Like an evil weed, graffiti keeps returning to H Street Northeast. It creeps up light poles, spreads on fences and buildings, appears wherever spraycan-and-marker-wielding vandals can work their mischief and vanish into shadows.

Officials, residents examine ways

to control problem

Like an evil weed, graffiti keeps returning to H Street Northeast. It creeps up light poles, spreads on fences and buildings, appears wherever spraycan-and-marker-wielding vandals can work their mischief and vanish into shadows.

Ginny Anderson said vandals have hit some of her neighbors on H Street particularly hard, and despite everybody’s speedy efforts to undo the damage, the bad guys always strike back.

“It’s very frustrating,” Anderson said.

H Street is not the only victim: Public and private properties have been hit with equal intensity, increasing frequency and mounting expense.

Now, the machinery of city government is cranking up to give the police more tools to deal with this scourge.

The legal department is working on an early draft of an amendment to the current graffiti ordinance, borrowing from laws recently adopted by hard-hit cities such as Tacoma and especially Federal Way. Members of the city’s Municipal Services Committee will get their first look at the draft on June 9.

“We want to see what has worked and what has not worked before we bring to you the proposed amendment to the graffiti ordinance,” said Police Chief Jim Kelly.

Kelly said one wrinkle is that while Auburn police can arrest juvenile offenders, the King County Prosecutors Office decides whether to file charges. Most often, minor misdemeanor offenses are deferred to a local diversion committee for juveniles in Auburn. And if the offense is deferred to this committee, it is not a criminal conviction.

“The important thing is to eradicate graffiti, as quickly and legally as possible,” said Kelly.”

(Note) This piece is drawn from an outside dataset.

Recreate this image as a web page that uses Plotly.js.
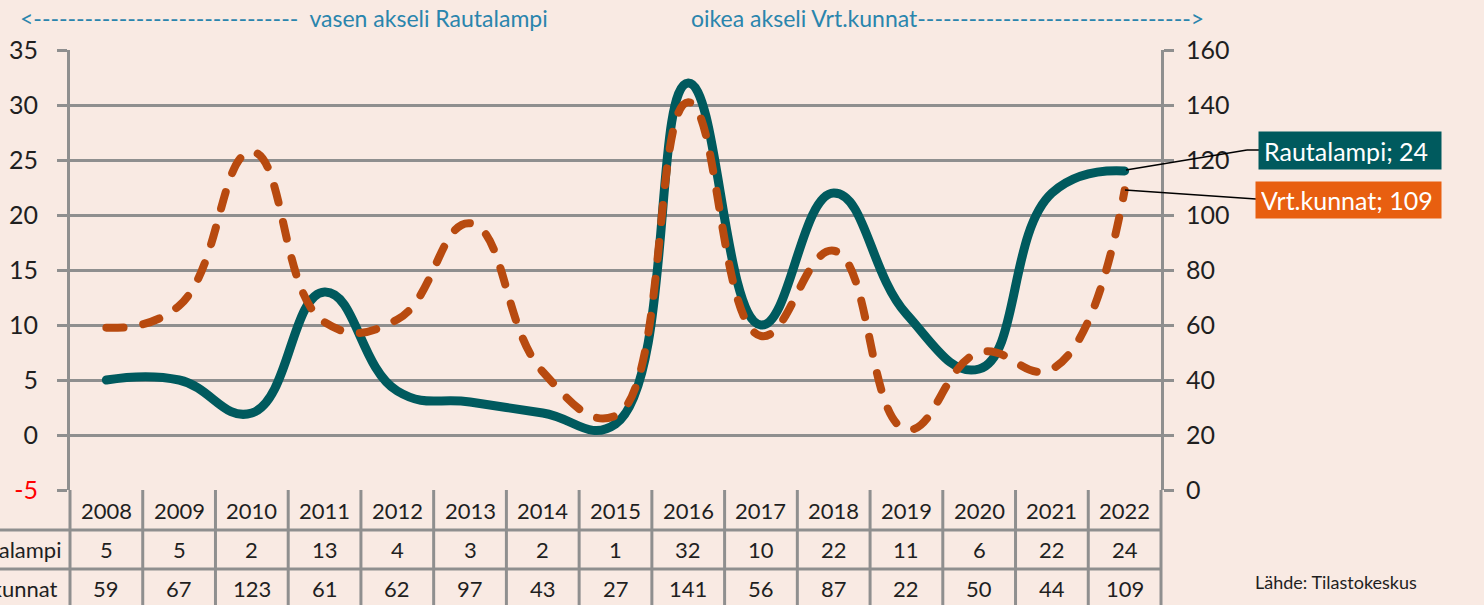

“On public property, the mayor’s directive has been very clear: he wants it taken care of the next day, and sometimes we can do that,” Kelly added. “Private property is more complex, and that’s where we are working on other solutions.”

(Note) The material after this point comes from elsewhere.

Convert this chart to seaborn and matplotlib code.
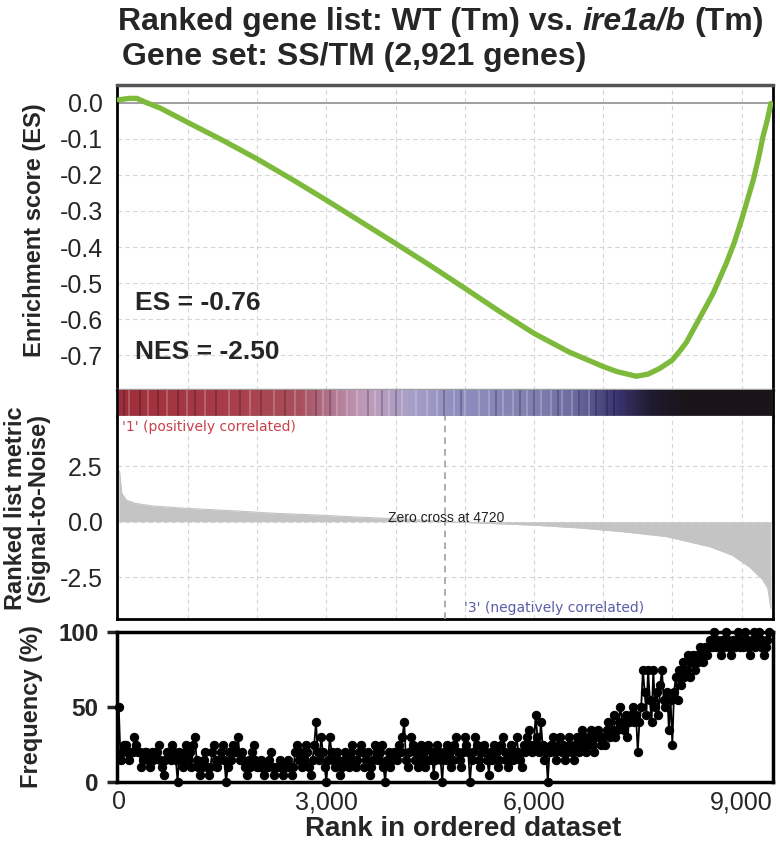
import numpy as np
import pandas as pd
import seaborn as sns
import matplotlib.pyplot as plt
from matplotlib.colors import LinearSegmentedColormap

sns.set_style("white")
plt.rcParams['font.family'] = ['Liberation Sans', 'DejaVu Sans']
plt.rcParams['axes.unicode_minus'] = False

# ---- data ----
n_genes = 9425

es_rank = [0, 150, 260, 400, 600, 1000, 1500, 2000, 2500, 3000, 3500, 4000,
           4500, 5000, 5500, 6000, 6500, 7000, 7200, 7480, 7650, 7820, 8000,
           8100, 8200, 8300, 8400, 8500, 8590, 8700, 8780, 8900, 9000, 9100,
           9170, 9250, 9310, 9370, 9425]
es_value = [0.008, 0.012, 0.012, 0.0, -0.015, -0.055, -0.104, -0.156, -0.212,
            -0.27, -0.33, -0.39, -0.451, -0.514, -0.578, -0.639, -0.69, -0.731,
            -0.745, -0.758, -0.752, -0.736, -0.713, -0.69, -0.665, -0.63,
            -0.595, -0.56, -0.528, -0.48, -0.445, -0.385, -0.325, -0.26,
            -0.214, -0.15, -0.094, -0.05, -0.002]

metric_rank = [0, 12, 43, 107, 233, 484, 988, 1618, 2248, 2879, 3509, 4137,
               4720, 5397, 6027, 6657, 7288, 7917, 8547, 8862, 9114, 9303,
               9380, 9425]
metric_value = [2.3, 2.25, 1.29, 0.98, 0.83, 0.71, 0.60, 0.50, 0.38, 0.30,
                0.20, 0.12, 0.0, -0.08, -0.16, -0.28, -0.45, -0.67, -1.13,
                -1.5, -2.03, -2.6, -3.0, -3.9]
zero_cross = 4720

# colour strip along the ranked list
strip_rank = [0, 1500, 2600, 3000, 3500, 4200, 4800, 6000, 6600, 7200, 7700,
              8200, 9425]
strip_color = ['#9e2f3a', '#a83c48', '#a8505c', '#b07088', '#c09ab8',
               '#a8a0c8', '#9090c0', '#8080b0', '#6a6aa0', '#3a3470',
               '#201a30', '#1a1418', '#1a1418']
stripe_light = [150, 420, 700, 980, 1250, 1600, 1900, 2250, 2550, 2700, 2950,
                3150, 3300, 3450, 3700, 3900, 4100, 4300, 4450, 4600, 4850,
                5000, 5200, 5350, 5550, 5700, 5900, 6100, 6250, 6400, 6550,
                6800]
stripe_dark = [80, 300, 560, 850, 1100, 1400, 1750, 2050, 2400, 2850, 3050,
               3600, 3800, 4000, 4700, 4950, 5450, 5800, 6000, 6350, 6650,
               6900, 7050, 7150]

# gene-set frequency (%) in windows of 25 ranks
freq_step = 25
freq_value = [
    50, 15, 20, 25, 25, 20, 15, 20, 20, 30, 25, 20, 20, 10, 15, 20, 20, 15, 10, 20,
    15, 20, 20, 25, 15, 10, 5, 15, 20, 20, 15, 25, 20, 15, 0, 20, 15, 10, 20, 25,
    15, 20, 10, 25, 30, 15, 10, 5, 10, 15, 20, 10, 5, 10, 20, 25, 15, 10, 15, 20,
    25, 15, 0, 10, 20, 15, 25, 20, 20, 30, 15, 20, 15, 10, 5, 15, 10, 20, 25, 15,
    10, 10, 15, 10, 5, 10, 10, 15, 20, 10, 5, 10, 10, 15, 10, 5, 10, 10, 15, 10,
    5, 10, 20, 25, 15, 20, 10, 15, 25, 20, 10, 5, 15, 25, 40, 20, 15, 30, 20, 10,
    0, 15, 30, 20, 15, 10, 20, 15, 5, 10, 15, 20, 15, 10, 20, 25, 15, 10, 15, 20,
    25, 20, 10, 15, 20, 5, 10, 15, 25, 20, 15, 20, 25, 10, 0, 15, 20, 10, 15, 20,
    20, 15, 25, 20, 30, 40, 15, 10, 20, 30, 25, 15, 20, 10, 15, 25, 20, 10, 15, 25,
    15, 20, 5, 15, 25, 20, 15, 0, 20, 15, 25, 20, 10, 15, 25, 30, 20, 15, 10, 20,
    30, 25, 20, 0, 15, 20, 30, 25, 15, 10, 20, 25, 20, 15, 5, 20, 15, 25, 20, 10,
    15, 25, 30, 20, 15, 10, 20, 25, 15, 20, 30, 20, 15, 10, 25, 20, 30, 35, 25, 20,
    25, 45, 30, 20, 40, 25, 15, 20, 0, 20, 25, 30, 20, 15, 25, 30, 20, 25, 15, 20,
    30, 25, 20, 15, 25, 30, 20, 25, 35, 30, 20, 25, 30, 35, 25, 20, 30, 35, 30, 25,
    30, 25, 35, 40, 30, 35, 45, 30, 35, 40, 50, 40, 35, 45, 30, 40, 45, 50, 40, 45,
    20, 40, 50, 75, 60, 45, 75, 55, 40, 75, 50, 60, 45, 65, 75, 55, 50, 60, 35, 55,
    25, 60, 70, 55, 75, 65, 80, 70, 75, 85, 70, 80, 85, 75, 85, 80, 90, 85, 80, 90,
    85, 90, 95, 90, 100, 90, 95, 90, 85, 95, 90, 100, 95, 90, 85, 95, 90, 95, 100, 90,
    95, 90, 100, 95, 90, 85, 95, 100, 90, 95, 100, 90, 95, 85, 90, 95, 100,
]
freq_rank = np.arange(len(freq_value)) * freq_step

x_ticks = [0, 3000, 6000, 9000]
x_ticklabels = ['0', '3,000', '6,000', '9,000']
es_ticks = [0.0, -0.1, -0.2, -0.3, -0.4, -0.5, -0.6, -0.7]
metric_ticks = [2.5, 0.0, -2.5]
freq_ticks = [0, 50, 100]

# ---- layout ----
W_PX, H_PX = 780, 850
fig = plt.figure(figsize=(W_PX / 100, H_PX / 100), dpi=100)
L, R = 116.7 / W_PX, 773 / W_PX


def box(top, bottom):
    return [L, 1 - bottom / H_PX, R - L, (bottom - top) / H_PX]


ax_es = fig.add_axes(box(85, 390))
ax_bar = fig.add_axes(box(390, 416))
ax_rank = fig.add_axes(box(416, 619))
ax_freq = fig.add_axes(box(632, 782))

xlim = (-30, 9455)
grid_x = list(range(1000, 10000, 1000))
grid_kw = dict(color='#d6d6d6', linestyle=(0, (4, 3)), linewidth=0.8)

# ---- enrichment score ----
df_es = pd.DataFrame({'rank': es_rank, 'ES': es_value})
ax_es.axhline(0, color='#9a9a9a', lw=1.3, zorder=1)
sns.lineplot(data=df_es, x='rank', y='ES', ax=ax_es, color='#7dba3b',
             linewidth=3.8, estimator=None, zorder=3)
ax_es.set_xlim(*xlim)
ax_es.set_ylim(-0.796, 0.049)
ax_es.set_xticks(grid_x)
ax_es.set_yticks(es_ticks)
ax_es.set_yticklabels([f'{v:.1f}' for v in es_ticks])
ax_es.grid(True, **grid_kw)
ax_es.tick_params(axis='x', length=0, labelbottom=False)
ax_es.tick_params(axis='y', length=0, pad=10, labelsize=18)
ax_es.set_xlabel('')
ax_es.set_ylabel('')
for side in ['left', 'right']:
    ax_es.spines[side].set_color('black')
    ax_es.spines[side].set_linewidth(2)
ax_es.spines['top'].set_color('#555555')
ax_es.spines['top'].set_linewidth(2.5)
ax_es.spines['bottom'].set_color('#a0a0a0')
ax_es.spines['bottom'].set_linewidth(2.5)
ax_es.text(234, -0.555, 'ES = -0.76', fontsize=19, weight='bold',
           va='center', ha='left')
ax_es.text(234, -0.69, 'NES = -2.50', fontsize=19, weight='bold',
           va='center', ha='left')

# ---- colour strip ----
pos = [r / n_genes for r in strip_rank]
cmap = LinearSegmentedColormap.from_list('strip', list(zip(pos, strip_color)))
ax_bar.imshow(np.linspace(0, 1, 600)[None, :], cmap=cmap, aspect='auto',
              extent=[0, n_genes, 0, 1], interpolation='bilinear')
ax_bar.vlines(stripe_light, 0, 1, color='white', alpha=0.25, lw=1.2)
ax_bar.vlines(stripe_dark, 0, 1, color='black', alpha=0.25, lw=1.2)
ax_bar.set_xlim(*xlim)
ax_bar.set_ylim(0, 1)
ax_bar.set_xticks([])
ax_bar.set_yticks([])
for side in ['left', 'right']:
    ax_bar.spines[side].set_color('black')
    ax_bar.spines[side].set_linewidth(2)
ax_bar.spines['top'].set_visible(False)
ax_bar.spines['bottom'].set_color('#a0a0a0')
ax_bar.spines['bottom'].set_linewidth(1)

# ---- ranked list metric ----
df_m = pd.DataFrame({'rank': metric_rank, 'metric': metric_value})
ax_rank.fill_between(df_m['rank'], df_m['metric'], 0, color='#c4c4c4',
                     lw=0, zorder=2)
sns.lineplot(data=df_m, x='rank', y='metric', ax=ax_rank, color='#c4c4c4',
             linewidth=0.8, estimator=None, zorder=2)
ax_rank.axvline(zero_cross, color='#a0a0a0', linestyle=(0, (4, 3)), lw=1.2,
                zorder=3)
ax_rank.set_xlim(*xlim)
ax_rank.set_ylim(-4.38, 4.76)
ax_rank.set_xticks(grid_x)
ax_rank.set_yticks(metric_ticks)
ax_rank.set_yticklabels([f'{v:.1f}' for v in metric_ticks])
ax_rank.grid(True, **grid_kw)
ax_rank.tick_params(axis='x', length=0, labelbottom=False)
ax_rank.tick_params(axis='y', length=0, pad=10, labelsize=18)
ax_rank.set_xlabel('')
ax_rank.set_ylabel('')
for side in ['left', 'right', 'bottom']:
    ax_rank.spines[side].set_color('black')
    ax_rank.spines[side].set_linewidth(2)
ax_rank.spines['top'].set_visible(False)
ax_rank.text(4730, 0.17, f'Zero cross at {zero_cross}', fontsize=10,
             ha='center', va='center', color='#222222', zorder=4)
ax_rank.text(48, 4.28, "'1' (positively correlated)", fontsize=10,
             family=['DejaVu Sans'], color='#c8414b', ha='left', va='center')
ax_rank.text(4988, -3.89, "'3' (negatively correlated)", fontsize=10,
             family=['DejaVu Sans'], color='#5b5ba6', ha='left', va='center')

# ---- frequency ----
df_f = pd.DataFrame({'rank': freq_rank, 'freq': freq_value})
sns.lineplot(data=df_f, x='rank', y='freq', ax=ax_freq, color='black',
             linewidth=1.3, marker='o', markersize=6, markeredgecolor='black',
             estimator=None, clip_on=False, zorder=3)
ax_freq.set_xlim(*xlim)
ax_freq.set_ylim(0, 100)
ax_freq.set_xticks(x_ticks)
ax_freq.set_xticklabels(x_ticklabels)
ax_freq.set_yticks(freq_ticks)
ax_freq.set_yticklabels([str(v) for v in freq_ticks], weight='bold')
ax_freq.tick_params(axis='x', length=0, pad=6, labelsize=18)
ax_freq.tick_params(axis='y', length=7, width=2.5, direction='out', pad=6,
                    labelsize=17.5, left=True)
ax_freq.set_xlabel('')
ax_freq.set_ylabel('')
for side in ax_freq.spines:
    ax_freq.spines[side].set_color('black')
    ax_freq.spines[side].set_linewidth(2.5)

# ---- axis labels ----
fig.text(35 / W_PX, 1 - 230 / H_PX, 'Enrichment score (ES)', rotation=90,
         ha='center', va='center', fontsize=17, weight='bold')
fig.text(27 / W_PX, 1 - 508 / H_PX, 'Ranked list metric\n(Signal-to-Noise)',
         rotation=90, ha='center', va='center', fontsize=17, weight='bold',
         linespacing=1.0)
fig.text(32 / W_PX, 1 - 707 / H_PX, 'Frequency (%)', rotation=90,
         ha='center', va='center', fontsize=17, weight='bold')
fig.text(463 / W_PX, 1 - 829 / H_PX, 'Rank in ordered dataset',
         ha='center', va='center', fontsize=20, weight='bold')

# ---- title with italic genotype ----
renderer = fig.canvas.get_renderer()
title_size = 23
gap = 0.28 * title_size * 100 / 72
y1 = 1 - 22 / H_PX
t1 = fig.text(118 / W_PX, y1, 'Ranked gene list: WT (Tm) vs.',
              fontsize=title_size, weight='bold', va='center', ha='left')
x_px = t1.get_window_extent(renderer).x1 + gap
t2 = fig.text(x_px / W_PX, y1, 'ire1a/b', fontsize=title_size, weight='bold',
              style='italic', va='center', ha='left')
x_px = t2.get_window_extent(renderer).x1 + gap
fig.text(x_px / W_PX, y1, '(Tm)', fontsize=title_size, weight='bold',
         va='center', ha='left')
fig.text(122 / W_PX, 1 - 57 / H_PX, 'Gene set: SS/TM (2,921 genes)',
         fontsize=title_size, weight='bold', va='center', ha='left')

fig.savefig('out.png', dpi=100)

In a phone interview, Federal Way City Manager Neal Beets said his City Council has taken the following steps in the last year and a half to deal with the problem:

• Reworked its ordinance to create a new category of offense, making possession of graffiti instruments illegal when coupled with circumstances indicating an intent to use them. This derives from the law that allows police to arrest a person in possession of auto theft tools.

“Say it’s 2 a.m., and there’s a kid with a backpack walking away from a fence that’s recently been graffitied. That gives an officer reasonable cause to detain the kid. If the kid is willing to open that backpack and paint or markers are found, that is an offense even if the officer didn’t see the kid literally do the graffiti,” Beets said.

• Spent $50,000 to buy a new generation graffiti-busting machine that uses water, silica, sand and air pressure to remove graffiti without harming the underlying wood or plastic surface.

• Provided resources to hire a part-time employee whose main responsibility is to patrol the city, find instances of graffiti and eradicate them. Federal Way’s policy directs that graffiti be removed within 24 hours.

“We can tell this is working by the fact that there is little re-occurrence,” Beets said. “Our experience is if it gets eradicated within 24 hours, it has the effect of discouraging the graffiti person. We see quite a bit less new graffiti if we just jump on it right away.”

Beets said he has no firm numbers to show who is doing the damage, but he estimates that 10-to-20 percent is associated with gangs marking their territory. The remaining 80 to 90 percent is kids with time to kill, apparently having little parental supervision and nothing better to do than deface property, he said.

“It was considerable a nuisance and it sent the wrong message to residents and visitors that perhaps we didn’t care about the appearance of our city,” Beets said.

Auburn Mayor Pete Lewis said the city should not adopt Federal Way’s program wholesale.

“Their problem is far more severe than ours is. Their problem is reduced, but it’s not gone,” Lewis said.

Committee Chair Gene Cerino said conversations with officials from Tacoma had assured him of one thing: enforcement only pushed the graffiti problem east and confounded Federal Way and Puyallup’s woes.

“The tougher Federal Way gets on graffiti, the more graffiti is going to show up in Auburn,” Cerino said.